At the borders, the scenario is equally humiliating. Mozambicans are forced to get up early, spend endless hours in endless queues, sleep outdoors, face deliberate delays and arbitrary interventions. The crossing, which should be an administrative formality, has become a ritual of physical and psychological exhaustion. A true show of force, in which the migrant is reminded that he is not welcome, even though his work feeds entire companies and cities on the other side of the border. And while this happens, trucks loaded with ore cross Mozambique every day, polluting roads and killing people in accidents that rarely receive investigation or accountability. Chromium is transported freely; but the citizen suffers obstacles and humiliations. And there is no shortage of cases of explicit racism practiced by South African tourists, especially Boers, who frequent Mozambican beaches, treating the local population with contempt and superiority, often under the impassive gaze of authorities more concerned with tourism profits than with the dignity of their own people.

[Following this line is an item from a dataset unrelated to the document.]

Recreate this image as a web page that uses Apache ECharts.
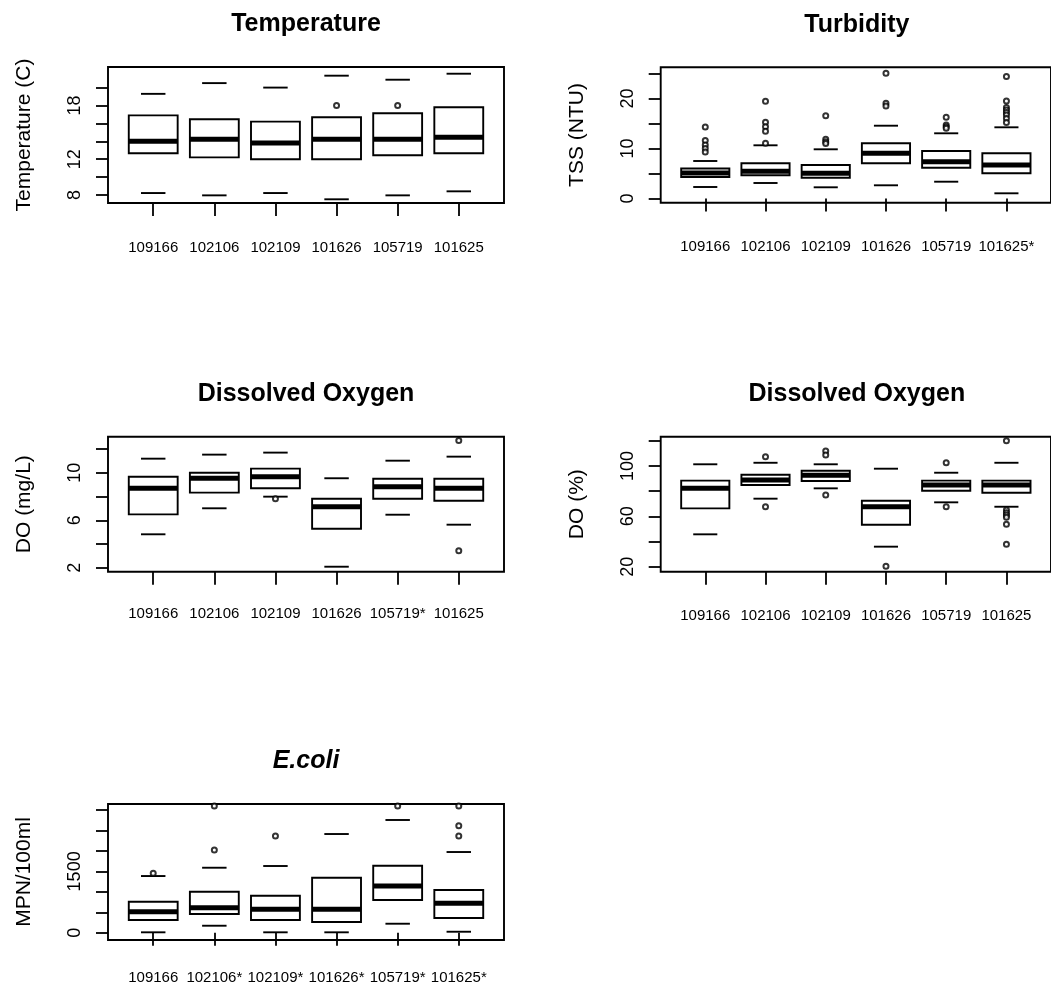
<!DOCTYPE html>
<html>
<head>
<meta charset="utf-8">
<script src="https://cdn.jsdelivr.net/npm/echarts@6/dist/echarts.min.js"></script>
<style>
html,body{margin:0;padding:0;background:#fff;}
#chart{width:1051px;height:985px;}
</style>
</head>
<body>
<div id="chart"></div>
<script>
// ---------- Data ----------
// stats rows: [lower whisker, Q1, median, Q3, upper whisker]
const tempCategories = ['109166','102106','102109','101626','105719','101625'];
const tempStats = [
  [8.22, 12.66, 14.0, 16.9, 19.3],
  [7.96, 12.2, 14.22, 16.46, 20.5],
  [8.22, 12.0, 13.8, 16.2, 20.0],
  [7.52, 12.0, 14.22, 16.68, 21.33],
  [7.96, 12.44, 14.22, 17.13, 20.88],
  [8.41, 12.66, 14.45, 17.8, 21.55]
];
const tempOutliers = [[4, 18.0], [5, 18.0]];
const tempTicks = [8, 10, 12, 14, 16, 18, 20];
const tempTickLabels = [8, 12, 18];

const turbCategories = ['109166','102106','102109','101626','105719','101625*'];
const turbStats = [
  [2.3, 4.3, 5.1, 6.0, 7.5],
  [3.1, 4.64, 5.44, 7.04, 10.64],
  [2.24, 4.16, 5.04, 6.7, 9.84],
  [2.64, 7.04, 9.04, 11.04, 14.56],
  [3.36, 6.16, 7.36, 9.5, 13.04],
  [1.04, 5.04, 6.7, 9.04, 14.24]
];
const turbOutliers = [
  [1, 14.3], [1, 11.6], [1, 10.7], [1, 10.0], [1, 9.3],
  [2, 19.44], [2, 15.24], [2, 14.36], [2, 13.44], [2, 11.04],
  [3, 16.56], [3, 11.84], [3, 11.36], [3, 11.0],
  [4, 25.04], [4, 19.04], [4, 18.5],
  [5, 16.24], [5, 14.7], [5, 14.36], [5, 14.04],
  [6, 24.4], [6, 19.5], [6, 18.2], [6, 17.7], [6, 17.2], [6, 16.7], [6, 16.0], [6, 15.2]
];
const turbTicks = [0, 5, 10, 15, 20, 25];
const turbTickLabels = [0, 10, 20];

const doCategories = ['109166','102106','102109','101626','105719*','101625'];
const doStats = [
  [4.82, 6.5, 8.7, 9.67, 11.19],
  [7.01, 8.33, 9.54, 10.01, 11.53],
  [7.99, 8.7, 9.67, 10.35, 11.7],
  [2.09, 5.29, 7.15, 7.82, 9.54],
  [6.47, 7.82, 8.83, 9.5, 11.02],
  [5.63, 7.65, 8.7, 9.5, 11.36]
];
const doOutliers = [[3, 7.82], [6, 12.71], [6, 3.44]];
const doTicks = [2, 4, 6, 8, 10, 12];
const doTickLabels = [2, 6, 10];

const doPctCategories = ['109166','102106','102109','101626','105719','101625'];
const doPctStats = [
  [45.7, 66.3, 82.2, 88.3, 101.3],
  [74.0, 84.8, 88.8, 93.0, 102.5],
  [82.2, 88.0, 92.5, 96.2, 101.3],
  [35.9, 53.3, 67.6, 72.4, 97.8],
  [71.1, 80.3, 84.8, 88.3, 94.6],
  [67.6, 78.7, 84.8, 88.3, 102.5]
];
const doPctOutliers = [
  [2, 107.3], [2, 67.6],
  [3, 111.8], [3, 108.6], [3, 76.9],
  [4, 20.3],
  [5, 102.5], [5, 67.6],
  [6, 120.0], [6, 65.0], [6, 62.9], [6, 61.0], [6, 59.2], [6, 53.7], [6, 37.8]
];
const doPctTicks = [20, 40, 60, 80, 100, 120];
const doPctTickLabels = [20, 60, 100];

const ecoliCategories = ['109166','102106*','102109*','101626*','105719*','101625*'];
const ecoliStats = [
  [10, 310, 513, 758, 1386],
  [171, 457, 611, 1002, 1589],
  [10, 310, 572, 905, 1631],
  [10, 262, 572, 1345, 2413],
  [220, 800, 1142, 1638, 2756],
  [24, 359, 719, 1044, 1973]
];
const ecoliOutliers = [
  [1, 1452],
  [2, 3098], [2, 2022],
  [3, 2364],
  [5, 3098],
  [6, 3098], [6, 2616], [6, 2364]
];
const ecoliTicks = [0, 500, 1000, 1500, 2000, 2500, 3000];
const ecoliTickLabels = [0, 1500];

// ---------- Layout ----------
const FONT = "'Liberation Sans', Arial, Helvetica, sans-serif";
const panels = [
  {title:'Temperature', yName:'Temperature (C)', cats:tempCategories, stats:tempStats, out:tempOutliers,
   ticks:tempTicks, labels:tempTickLabels, ymin:7.106, ymax:22.30,
   left:108, top:67, width:396, height:136, labelMargin:37},
  {title:'Turbidity', yName:'TSS (NTU)', cats:turbCategories, stats:turbStats, out:turbOutliers,
   ticks:turbTicks, labels:turbTickLabels, ymin:-0.84, ymax:26.24,
   left:660.7, top:67.3, width:392.3, height:135.4, labelMargin:37},
  {title:'Dissolved Oxygen', yName:'DO (mg/L)', cats:doCategories, stats:doStats, out:doOutliers,
   ticks:doTicks, labels:doTickLabels, ymin:1.67, ymax:13.04,
   left:108, top:436.7, width:396, height:135, labelMargin:35},
  {title:'Dissolved Oxygen', yName:'DO (%)', cats:doPctCategories, stats:doPctStats, out:doPctOutliers,
   ticks:doPctTicks, labels:doPctTickLabels, ymin:16.03, ymax:123.2,
   left:660.7, top:436.7, width:392.3, height:135, labelMargin:37},
  {title:'E.coli', italic:true, yName:'MPN/100ml', cats:ecoliCategories, stats:ecoliStats, out:ecoliOutliers,
   ticks:ecoliTicks, labels:ecoliTickLabels, ymin:-178, ymax:3147,
   left:108, top:804, width:396, height:136, labelMargin:30}
];

function renderBox(params, api) {
  const x = api.value(0);
  const lo = api.coord([x, api.value(1)]);
  const q1 = api.coord([x, api.value(2)]);
  const med = api.coord([x, api.value(3)]);
  const q3 = api.coord([x, api.value(4)]);
  const hi = api.coord([x, api.value(5)]);
  const w = api.size([0.8, 0])[0];
  const cx = lo[0];
  const thin = {stroke:'#000', lineWidth:1.9, fill:null};
  return {
    type:'group',
    children:[
      {type:'rect', shape:{x:cx - w/2, y:q3[1], width:w, height:q1[1] - q3[1]}, style:thin},
      {type:'line', shape:{x1:cx - w/2, y1:med[1], x2:cx + w/2, y2:med[1]}, style:{stroke:'#000', lineWidth:5}},
      {type:'line', shape:{x1:cx - w/4, y1:lo[1], x2:cx + w/4, y2:lo[1]}, style:thin},
      {type:'line', shape:{x1:cx - w/4, y1:hi[1], x2:cx + w/4, y2:hi[1]}, style:thin}
    ]
  };
}

const titles = [], grids = [], xAxes = [], yAxes = [], series = [];
panels.forEach((p, i) => {
  titles.push({
    text: p.title, left: p.left + p.width/2, top: p.top - 55, textAlign:'center', padding:0,
    textStyle:{fontFamily:FONT, fontSize:25, fontWeight:'bold', fontStyle: p.italic ? 'italic' : 'normal', color:'#000'}
  });
  grids.push({left:p.left, top:p.top, width:p.width, height:p.height, show:true,
    borderColor:'#000', borderWidth:1.9, backgroundColor:'transparent', containLabel:false});
  const idx = [1,2,3,4,5,6];
  const cats = p.cats;
  xAxes.push({
    type:'value', gridIndex:i, min:0.26, max:6.74,
    axisLine:{show:false}, splitLine:{show:false},
    axisTick:{show:true, customValues:idx, length:13, lineStyle:{color:'#000', width:1.8}},
    axisLabel:{show:true, customValues:idx, margin:p.labelMargin, fontFamily:FONT, fontSize:15, color:'#000',
      formatter:(v) => cats[Math.round(v) - 1] || ''}
  });
  yAxes.push({
    type:'value', gridIndex:i, min:p.ymin, max:p.ymax,
    name:p.yName, nameLocation:'middle', nameGap:73,
    nameTextStyle:{fontFamily:FONT, fontSize:21, color:'#000'},
    axisLine:{show:false}, splitLine:{show:false},
    axisTick:{show:true, customValues:p.ticks, length:12, lineStyle:{color:'#000', width:1.8}},
    axisLabel:{show:true, customValues:p.labels, rotate:90, margin:24, fontFamily:FONT, fontSize:18, color:'#000',
      formatter:(v) => String(v)}
  });
  series.push({
    type:'custom', xAxisIndex:i, yAxisIndex:i, renderItem:renderBox,
    data: p.stats.map((s, k) => [k + 1].concat(s)),
    encode:{x:0, y:[1,2,3,4,5]}, silent:true, animation:false
  });
  series.push({
    type:'scatter', xAxisIndex:i, yAxisIndex:i, data:p.out,
    symbol:'emptyCircle', symbolSize:5,
    itemStyle:{color:'#000', borderColor:'#000', borderWidth:1.6},
    silent:true, animation:false
  });
});

const chart = echarts.init(document.getElementById('chart'), null, {renderer:'canvas'});
chart.setOption({
  backgroundColor:'#fff',
  animation:false,
  title:titles, grid:grids, xAxis:xAxes, yAxis:yAxes, series:series
});
</script>
</body>
</html>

Taking an honest look at the situation, it's impossible not to question the current cooperation model. What is the value of economic integration when human life is worth less than an energy contract? What kind of partnership is this where goods circulate more freely than human beings? Who benefits from this arrangement? Certainly not the Mozambican people. Economic dependence is reinforced, social injustice deepens, and political discourse hides this contradiction behind smiles and diplomatic niceties. Energy agreements are signed, debts and profits are shared, while entire families are destroyed by xenophobia, insecurity, lack of opportunities, and institutional negligence. And when someone tries to question this model, the argument arises that "the economy needs it," as if the economy were a sacred being above human life. As if capital were more valuable than a person.
The truth is harsh: this cooperation has become a mechanism of modern exploitation, masquerading as regional integration. A system that exports cheap gas and imports violence, deportations, humiliation, and contempt. And this, in a century that aspires to be one of human rights, dignity, and sustainable development, is profoundly shameful. Therefore, this yellow card is not symbolic, but a serious warning, an alert against the normalization of injustice, inequality, and indifference between brotherly peoples separated by a tenuous border, where solidarity has always been the backdrop. A warning to the governments of both countries, to the companies that profit, to the institutions that remain silent, to the guardians of history who hide. Because the people cannot continue to be the weakest link in a chain that moves billions. Cooperation only makes sense when it puts people at the center. When it protects, integrates, dignifies, and guarantees opportunities. Everything else is exploitation disguised as diplomacy. And those who know the history of our peoples know that we were made to resist, not to accept humiliation as our destiny. It's time to rethink everything. It's time to demand cooperation that finally respects those who have given the most: the average Mozambican.